▶ Written exercise
Retype only the lines from the one containing "Write a web" through the one containing "const seriesNames = ['GDP','All", both included, word for word. Pictures stay out of the copy.

┄┄┄┄┄┄┄┄┄┄

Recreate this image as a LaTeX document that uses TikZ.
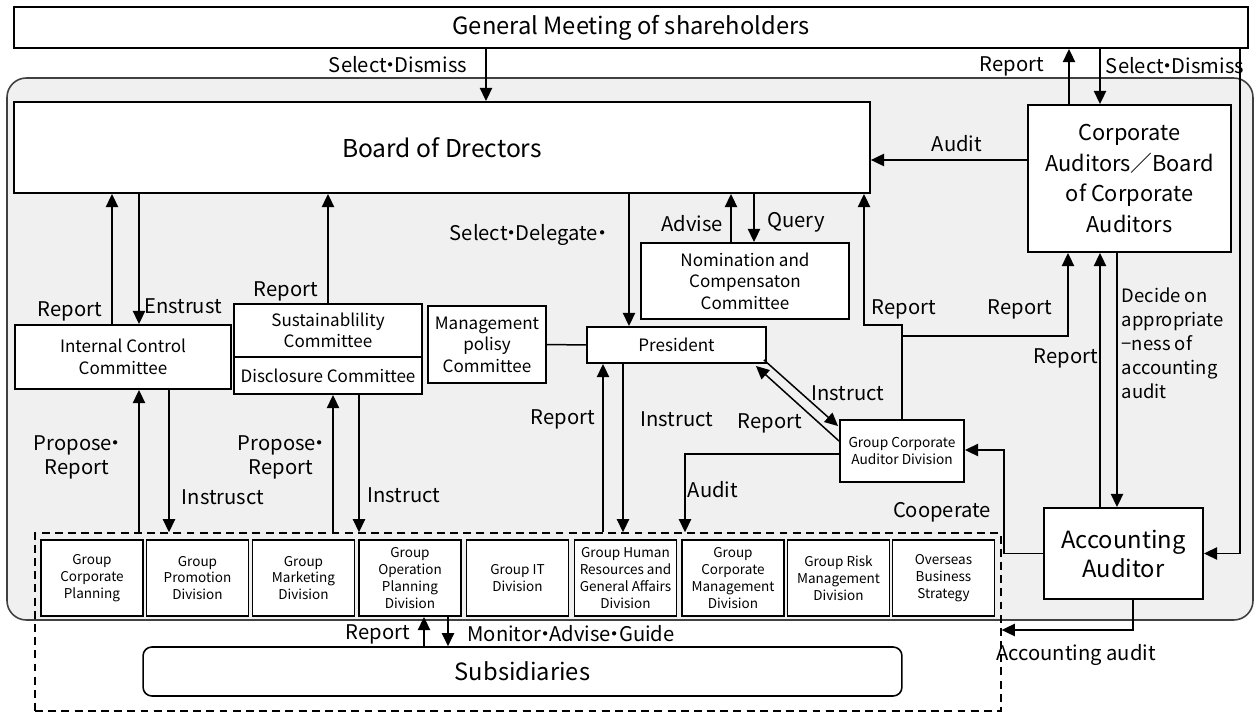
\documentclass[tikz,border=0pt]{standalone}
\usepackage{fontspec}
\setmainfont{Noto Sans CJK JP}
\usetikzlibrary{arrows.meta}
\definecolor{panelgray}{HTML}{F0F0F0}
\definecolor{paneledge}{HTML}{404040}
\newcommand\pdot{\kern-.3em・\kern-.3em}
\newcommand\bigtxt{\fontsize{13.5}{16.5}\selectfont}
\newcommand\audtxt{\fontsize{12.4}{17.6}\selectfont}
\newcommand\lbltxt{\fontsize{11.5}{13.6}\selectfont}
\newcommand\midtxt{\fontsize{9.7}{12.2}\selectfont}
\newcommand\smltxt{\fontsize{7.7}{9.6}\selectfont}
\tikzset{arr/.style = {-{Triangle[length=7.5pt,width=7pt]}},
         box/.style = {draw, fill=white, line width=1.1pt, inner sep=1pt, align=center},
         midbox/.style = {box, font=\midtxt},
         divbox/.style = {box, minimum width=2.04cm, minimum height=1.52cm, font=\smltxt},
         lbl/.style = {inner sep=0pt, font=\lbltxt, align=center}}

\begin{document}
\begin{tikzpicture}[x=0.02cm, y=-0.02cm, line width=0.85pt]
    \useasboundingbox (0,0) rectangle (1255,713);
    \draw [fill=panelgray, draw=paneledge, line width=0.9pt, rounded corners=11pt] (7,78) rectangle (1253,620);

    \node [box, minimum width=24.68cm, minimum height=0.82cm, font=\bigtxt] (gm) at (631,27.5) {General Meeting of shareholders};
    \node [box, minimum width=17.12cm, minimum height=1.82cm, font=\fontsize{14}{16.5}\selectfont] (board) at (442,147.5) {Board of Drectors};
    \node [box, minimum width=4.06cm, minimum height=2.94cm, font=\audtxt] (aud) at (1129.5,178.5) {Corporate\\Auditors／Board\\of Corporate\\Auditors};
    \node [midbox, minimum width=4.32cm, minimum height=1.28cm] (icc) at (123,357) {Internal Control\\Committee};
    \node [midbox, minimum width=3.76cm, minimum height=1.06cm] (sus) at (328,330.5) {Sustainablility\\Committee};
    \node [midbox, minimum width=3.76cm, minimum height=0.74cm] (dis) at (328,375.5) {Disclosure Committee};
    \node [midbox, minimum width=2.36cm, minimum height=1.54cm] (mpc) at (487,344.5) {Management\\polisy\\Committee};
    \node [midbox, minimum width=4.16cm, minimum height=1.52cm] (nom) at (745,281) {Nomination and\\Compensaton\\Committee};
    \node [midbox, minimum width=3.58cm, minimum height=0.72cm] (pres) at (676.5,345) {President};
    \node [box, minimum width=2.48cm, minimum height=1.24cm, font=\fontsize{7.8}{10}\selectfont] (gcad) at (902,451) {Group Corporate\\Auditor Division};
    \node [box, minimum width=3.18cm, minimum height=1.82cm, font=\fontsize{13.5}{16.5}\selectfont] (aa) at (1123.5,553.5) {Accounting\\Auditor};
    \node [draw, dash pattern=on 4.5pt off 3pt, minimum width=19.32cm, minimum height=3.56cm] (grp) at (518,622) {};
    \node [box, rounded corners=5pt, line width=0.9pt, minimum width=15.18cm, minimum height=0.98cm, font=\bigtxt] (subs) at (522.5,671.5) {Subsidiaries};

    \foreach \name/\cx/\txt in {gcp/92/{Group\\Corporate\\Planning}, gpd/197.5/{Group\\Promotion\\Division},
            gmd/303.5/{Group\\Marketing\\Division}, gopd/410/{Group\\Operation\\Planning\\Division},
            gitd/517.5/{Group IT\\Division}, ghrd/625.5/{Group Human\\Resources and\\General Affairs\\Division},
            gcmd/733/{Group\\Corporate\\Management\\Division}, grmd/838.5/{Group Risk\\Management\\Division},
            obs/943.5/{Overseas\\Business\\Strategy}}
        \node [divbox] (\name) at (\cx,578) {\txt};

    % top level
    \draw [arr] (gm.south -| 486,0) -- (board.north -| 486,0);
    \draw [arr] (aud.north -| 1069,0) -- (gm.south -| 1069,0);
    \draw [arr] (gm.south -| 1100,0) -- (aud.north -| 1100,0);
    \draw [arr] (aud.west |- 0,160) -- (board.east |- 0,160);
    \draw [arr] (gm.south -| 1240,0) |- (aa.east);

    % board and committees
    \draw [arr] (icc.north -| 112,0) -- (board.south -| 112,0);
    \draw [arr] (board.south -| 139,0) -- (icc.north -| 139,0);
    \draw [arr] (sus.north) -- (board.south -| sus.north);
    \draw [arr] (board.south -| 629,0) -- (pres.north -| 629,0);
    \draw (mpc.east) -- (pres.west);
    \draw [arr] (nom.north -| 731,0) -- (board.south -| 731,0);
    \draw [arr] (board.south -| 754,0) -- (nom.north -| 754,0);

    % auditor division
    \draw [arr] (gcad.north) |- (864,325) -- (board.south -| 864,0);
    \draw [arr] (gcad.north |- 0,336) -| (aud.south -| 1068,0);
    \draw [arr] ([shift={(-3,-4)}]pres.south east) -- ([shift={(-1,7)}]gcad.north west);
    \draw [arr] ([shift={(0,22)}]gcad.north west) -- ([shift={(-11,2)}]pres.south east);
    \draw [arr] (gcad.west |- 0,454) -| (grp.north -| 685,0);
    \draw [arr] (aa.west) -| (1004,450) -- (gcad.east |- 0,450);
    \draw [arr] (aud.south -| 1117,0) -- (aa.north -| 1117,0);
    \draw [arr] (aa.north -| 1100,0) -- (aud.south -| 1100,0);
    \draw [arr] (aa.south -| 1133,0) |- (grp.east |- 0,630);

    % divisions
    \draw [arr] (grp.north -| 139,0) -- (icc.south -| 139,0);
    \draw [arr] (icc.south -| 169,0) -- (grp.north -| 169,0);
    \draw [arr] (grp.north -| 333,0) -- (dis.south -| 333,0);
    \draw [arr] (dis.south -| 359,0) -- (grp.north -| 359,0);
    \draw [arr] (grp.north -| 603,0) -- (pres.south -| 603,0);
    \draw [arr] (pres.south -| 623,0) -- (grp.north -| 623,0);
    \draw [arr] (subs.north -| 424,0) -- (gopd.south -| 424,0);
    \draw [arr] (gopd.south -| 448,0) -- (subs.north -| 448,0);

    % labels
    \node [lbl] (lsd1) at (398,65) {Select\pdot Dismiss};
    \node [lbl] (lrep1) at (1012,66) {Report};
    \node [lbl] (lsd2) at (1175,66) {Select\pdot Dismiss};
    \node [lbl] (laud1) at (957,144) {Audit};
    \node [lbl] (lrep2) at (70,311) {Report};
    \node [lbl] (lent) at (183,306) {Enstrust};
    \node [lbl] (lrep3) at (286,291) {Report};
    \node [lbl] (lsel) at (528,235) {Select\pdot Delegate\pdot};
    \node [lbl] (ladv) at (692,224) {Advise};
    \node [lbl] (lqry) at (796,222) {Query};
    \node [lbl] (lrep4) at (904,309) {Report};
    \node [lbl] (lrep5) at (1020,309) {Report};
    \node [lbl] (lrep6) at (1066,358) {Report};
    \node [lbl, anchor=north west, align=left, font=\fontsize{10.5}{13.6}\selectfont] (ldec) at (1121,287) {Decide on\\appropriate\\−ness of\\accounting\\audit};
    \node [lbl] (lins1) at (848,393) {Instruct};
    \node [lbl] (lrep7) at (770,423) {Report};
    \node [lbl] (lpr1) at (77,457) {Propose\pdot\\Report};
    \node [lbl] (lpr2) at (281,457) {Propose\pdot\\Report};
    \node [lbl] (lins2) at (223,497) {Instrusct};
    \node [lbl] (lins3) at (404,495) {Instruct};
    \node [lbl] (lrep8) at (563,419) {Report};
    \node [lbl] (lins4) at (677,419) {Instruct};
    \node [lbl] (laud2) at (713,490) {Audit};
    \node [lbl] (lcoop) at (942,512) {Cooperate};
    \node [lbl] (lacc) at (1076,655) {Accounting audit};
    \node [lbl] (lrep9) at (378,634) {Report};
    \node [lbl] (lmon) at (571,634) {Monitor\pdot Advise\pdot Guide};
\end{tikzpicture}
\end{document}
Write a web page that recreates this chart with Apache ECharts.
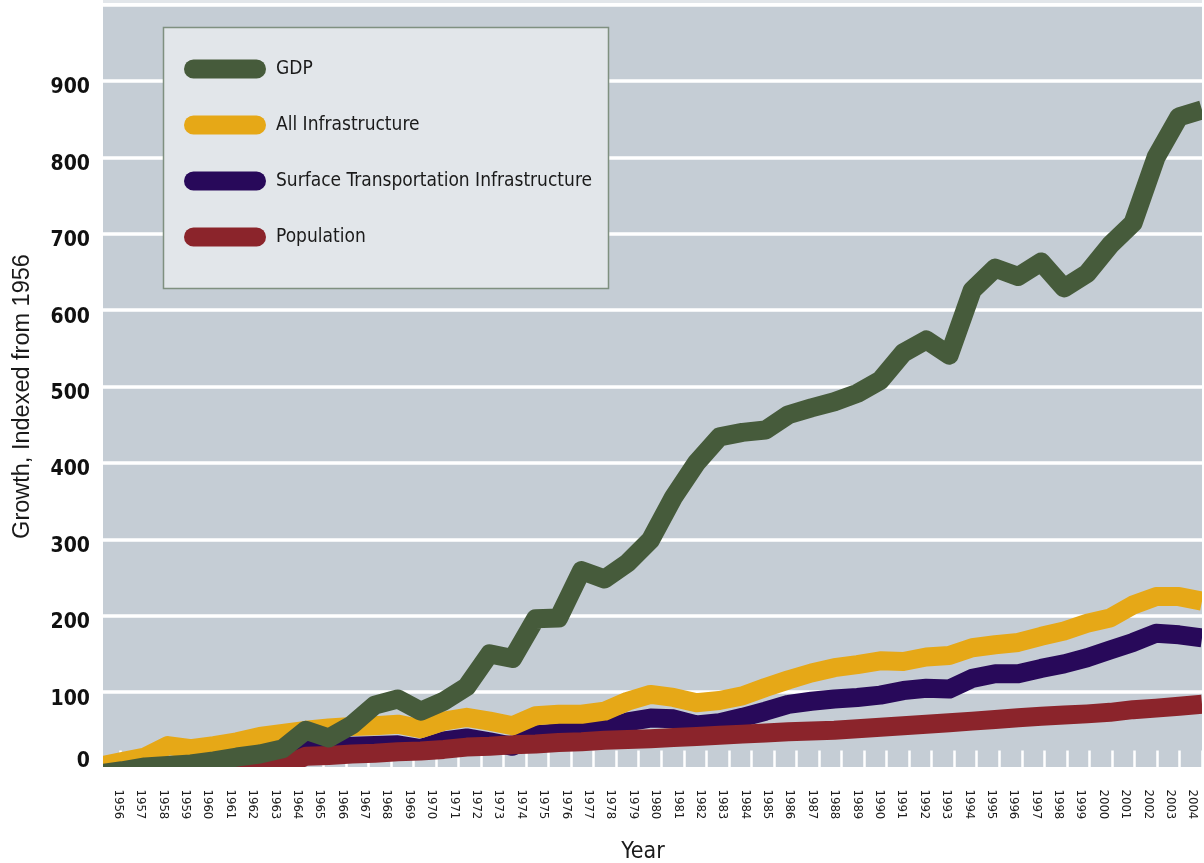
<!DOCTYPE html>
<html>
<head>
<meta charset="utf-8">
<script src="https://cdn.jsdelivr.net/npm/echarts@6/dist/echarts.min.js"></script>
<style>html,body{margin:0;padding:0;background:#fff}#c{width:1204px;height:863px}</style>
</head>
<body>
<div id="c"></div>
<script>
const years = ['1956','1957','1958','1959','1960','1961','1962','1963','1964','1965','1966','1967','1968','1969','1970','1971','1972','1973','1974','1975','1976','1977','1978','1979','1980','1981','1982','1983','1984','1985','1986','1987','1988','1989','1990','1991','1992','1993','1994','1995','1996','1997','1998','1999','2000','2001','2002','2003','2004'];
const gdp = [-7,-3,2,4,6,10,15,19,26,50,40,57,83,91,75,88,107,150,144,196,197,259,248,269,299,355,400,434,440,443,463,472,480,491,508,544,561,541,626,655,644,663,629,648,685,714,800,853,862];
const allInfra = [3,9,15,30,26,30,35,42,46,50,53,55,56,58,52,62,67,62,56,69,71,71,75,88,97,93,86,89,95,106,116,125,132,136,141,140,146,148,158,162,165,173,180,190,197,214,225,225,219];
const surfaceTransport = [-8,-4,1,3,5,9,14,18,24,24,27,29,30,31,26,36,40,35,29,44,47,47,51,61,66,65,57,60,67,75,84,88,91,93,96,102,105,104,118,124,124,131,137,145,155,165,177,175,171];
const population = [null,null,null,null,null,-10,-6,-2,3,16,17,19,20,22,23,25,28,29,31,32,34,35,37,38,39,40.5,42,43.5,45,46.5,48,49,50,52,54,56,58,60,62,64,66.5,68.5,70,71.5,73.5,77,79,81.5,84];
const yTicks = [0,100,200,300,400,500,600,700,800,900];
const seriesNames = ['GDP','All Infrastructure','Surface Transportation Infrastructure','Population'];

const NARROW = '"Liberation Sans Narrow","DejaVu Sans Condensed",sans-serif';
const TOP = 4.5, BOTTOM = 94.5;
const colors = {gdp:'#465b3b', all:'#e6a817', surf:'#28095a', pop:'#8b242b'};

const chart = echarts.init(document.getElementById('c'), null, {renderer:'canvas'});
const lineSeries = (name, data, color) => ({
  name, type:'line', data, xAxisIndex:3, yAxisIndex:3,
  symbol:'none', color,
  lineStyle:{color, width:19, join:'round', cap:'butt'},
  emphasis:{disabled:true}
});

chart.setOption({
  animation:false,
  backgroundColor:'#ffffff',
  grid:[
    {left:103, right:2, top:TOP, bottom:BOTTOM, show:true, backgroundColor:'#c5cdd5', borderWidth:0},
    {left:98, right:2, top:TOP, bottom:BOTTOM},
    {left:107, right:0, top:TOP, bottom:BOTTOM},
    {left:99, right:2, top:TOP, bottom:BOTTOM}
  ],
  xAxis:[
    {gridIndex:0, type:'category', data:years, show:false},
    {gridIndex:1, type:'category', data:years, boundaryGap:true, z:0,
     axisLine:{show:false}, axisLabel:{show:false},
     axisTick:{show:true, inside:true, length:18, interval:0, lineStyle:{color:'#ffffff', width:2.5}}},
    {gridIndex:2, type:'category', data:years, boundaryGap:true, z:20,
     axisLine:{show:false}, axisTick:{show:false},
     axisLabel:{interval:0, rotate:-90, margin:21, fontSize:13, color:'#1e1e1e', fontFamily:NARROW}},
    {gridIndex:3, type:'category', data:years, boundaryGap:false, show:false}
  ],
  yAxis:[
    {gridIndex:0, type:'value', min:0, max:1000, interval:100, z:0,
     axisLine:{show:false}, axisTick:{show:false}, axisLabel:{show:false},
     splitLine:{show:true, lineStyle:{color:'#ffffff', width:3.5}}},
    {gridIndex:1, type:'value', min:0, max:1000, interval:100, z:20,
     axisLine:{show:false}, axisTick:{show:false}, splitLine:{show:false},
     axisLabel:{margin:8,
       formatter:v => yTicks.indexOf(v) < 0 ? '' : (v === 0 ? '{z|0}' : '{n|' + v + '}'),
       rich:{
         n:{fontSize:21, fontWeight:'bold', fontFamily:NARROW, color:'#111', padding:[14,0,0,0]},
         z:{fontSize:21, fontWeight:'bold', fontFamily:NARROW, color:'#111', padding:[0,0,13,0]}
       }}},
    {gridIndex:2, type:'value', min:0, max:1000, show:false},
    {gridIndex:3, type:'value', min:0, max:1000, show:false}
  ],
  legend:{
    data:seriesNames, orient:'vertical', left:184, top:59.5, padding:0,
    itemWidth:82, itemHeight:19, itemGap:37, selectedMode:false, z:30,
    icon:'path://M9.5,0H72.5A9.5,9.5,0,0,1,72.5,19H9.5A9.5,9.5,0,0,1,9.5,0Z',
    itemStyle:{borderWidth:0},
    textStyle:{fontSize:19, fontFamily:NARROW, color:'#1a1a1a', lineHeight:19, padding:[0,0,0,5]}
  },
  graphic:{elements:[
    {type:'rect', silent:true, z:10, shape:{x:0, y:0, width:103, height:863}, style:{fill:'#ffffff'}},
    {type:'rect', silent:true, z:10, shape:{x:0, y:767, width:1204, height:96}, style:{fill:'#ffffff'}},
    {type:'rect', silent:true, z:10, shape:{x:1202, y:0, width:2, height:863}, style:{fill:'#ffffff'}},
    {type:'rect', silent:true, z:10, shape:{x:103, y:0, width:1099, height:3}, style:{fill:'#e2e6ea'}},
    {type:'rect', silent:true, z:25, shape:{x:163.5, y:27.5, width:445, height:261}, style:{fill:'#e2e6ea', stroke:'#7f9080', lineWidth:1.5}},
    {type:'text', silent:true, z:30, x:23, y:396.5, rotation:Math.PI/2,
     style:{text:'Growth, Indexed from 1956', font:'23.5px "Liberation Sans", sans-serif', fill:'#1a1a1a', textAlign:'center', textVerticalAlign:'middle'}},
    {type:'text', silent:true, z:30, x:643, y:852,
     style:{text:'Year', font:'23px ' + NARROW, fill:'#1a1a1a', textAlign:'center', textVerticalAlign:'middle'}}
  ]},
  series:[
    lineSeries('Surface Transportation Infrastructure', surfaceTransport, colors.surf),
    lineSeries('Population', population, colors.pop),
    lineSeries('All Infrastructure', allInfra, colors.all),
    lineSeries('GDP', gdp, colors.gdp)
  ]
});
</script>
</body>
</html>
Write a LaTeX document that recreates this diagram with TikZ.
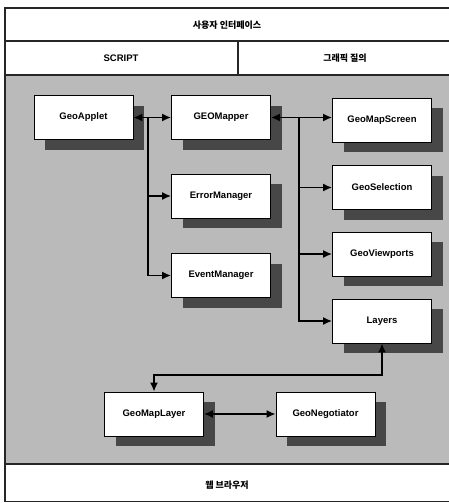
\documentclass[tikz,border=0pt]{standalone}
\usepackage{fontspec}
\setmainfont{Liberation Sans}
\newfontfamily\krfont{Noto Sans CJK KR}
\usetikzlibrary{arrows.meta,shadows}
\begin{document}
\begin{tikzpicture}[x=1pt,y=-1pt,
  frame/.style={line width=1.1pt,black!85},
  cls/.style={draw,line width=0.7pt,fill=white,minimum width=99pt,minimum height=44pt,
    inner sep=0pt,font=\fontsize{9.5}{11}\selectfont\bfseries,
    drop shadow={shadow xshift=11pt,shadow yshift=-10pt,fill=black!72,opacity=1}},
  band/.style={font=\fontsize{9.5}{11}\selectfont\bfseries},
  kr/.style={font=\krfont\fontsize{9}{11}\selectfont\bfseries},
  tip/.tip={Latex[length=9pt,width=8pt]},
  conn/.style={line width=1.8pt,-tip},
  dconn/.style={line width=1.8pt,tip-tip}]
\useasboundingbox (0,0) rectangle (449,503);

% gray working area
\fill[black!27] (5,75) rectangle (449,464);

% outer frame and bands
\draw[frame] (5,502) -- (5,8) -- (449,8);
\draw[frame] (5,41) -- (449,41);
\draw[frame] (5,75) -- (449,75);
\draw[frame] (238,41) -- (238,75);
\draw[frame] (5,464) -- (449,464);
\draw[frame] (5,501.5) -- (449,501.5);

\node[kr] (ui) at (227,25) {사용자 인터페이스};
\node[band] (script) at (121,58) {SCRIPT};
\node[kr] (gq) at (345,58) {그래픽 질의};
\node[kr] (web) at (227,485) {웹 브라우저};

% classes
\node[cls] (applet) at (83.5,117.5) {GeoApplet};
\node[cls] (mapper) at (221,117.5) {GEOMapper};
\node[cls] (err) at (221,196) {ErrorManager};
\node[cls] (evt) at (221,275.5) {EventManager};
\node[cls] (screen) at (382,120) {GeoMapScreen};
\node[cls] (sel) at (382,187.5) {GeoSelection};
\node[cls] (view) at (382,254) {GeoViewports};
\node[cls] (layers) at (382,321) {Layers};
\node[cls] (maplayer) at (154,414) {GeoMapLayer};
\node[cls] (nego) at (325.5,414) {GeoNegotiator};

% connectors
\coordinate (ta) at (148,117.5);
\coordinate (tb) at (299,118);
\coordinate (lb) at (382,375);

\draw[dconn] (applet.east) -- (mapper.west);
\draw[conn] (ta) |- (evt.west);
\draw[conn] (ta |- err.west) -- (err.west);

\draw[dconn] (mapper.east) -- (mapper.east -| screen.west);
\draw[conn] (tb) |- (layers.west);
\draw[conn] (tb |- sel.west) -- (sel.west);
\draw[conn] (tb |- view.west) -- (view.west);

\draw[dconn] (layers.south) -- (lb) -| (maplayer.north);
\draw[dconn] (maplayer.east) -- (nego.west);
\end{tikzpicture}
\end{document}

┄┄┄┄┄┄┄┄┄┄

▶ Correct answer
Write a web page that recreates this chart with Apache ECharts.
<!DOCTYPE html>
<html>
<head>
<meta charset="utf-8">
<script src="https://cdn.jsdelivr.net/npm/echarts@6/dist/echarts.min.js"></script>
<style>html,body{margin:0;padding:0;background:#fff}#c{width:1204px;height:863px}</style>
</head>
<body>
<div id="c"></div>
<script>
const years = ['1956','1957','1958','1959','1960','1961','1962','1963','1964','1965','1966','1967','1968','1969','1970','1971','1972','1973','1974','1975','1976','1977','1978','1979','1980','1981','1982','1983','1984','1985','1986','1987','1988','1989','1990','1991','1992','1993','1994','1995','1996','1997','1998','1999','2000','2001','2002','2003','2004'];
const gdp = [-7,-3,2,4,6,10,15,19,26,50,40,57,83,91,75,88,107,150,144,196,197,259,248,269,299,355,400,434,440,443,463,472,480,491,508,544,561,541,626,655,644,663,629,648,685,714,800,853,862];
const allInfra = [3,9,15,30,26,30,35,42,46,50,53,55,56,58,52,62,67,62,56,69,71,71,75,88,97,93,86,89,95,106,116,125,132,136,141,140,146,148,158,162,165,173,180,190,197,214,225,225,219];
const surfaceTransport = [-8,-4,1,3,5,9,14,18,24,24,27,29,30,31,26,36,40,35,29,44,47,47,51,61,66,65,57,60,67,75,84,88,91,93,96,102,105,104,118,124,124,131,137,145,155,165,177,175,171];
const population = [null,null,null,null,null,-10,-6,-2,3,16,17,19,20,22,23,25,28,29,31,32,34,35,37,38,39,40.5,42,43.5,45,46.5,48,49,50,52,54,56,58,60,62,64,66.5,68.5,70,71.5,73.5,77,79,81.5,84];
const yTicks = [0,100,200,300,400,500,600,700,800,900];
const seriesNames = ['GDP','All Infrastructure','Surface Transportation Infrastructure','Population'];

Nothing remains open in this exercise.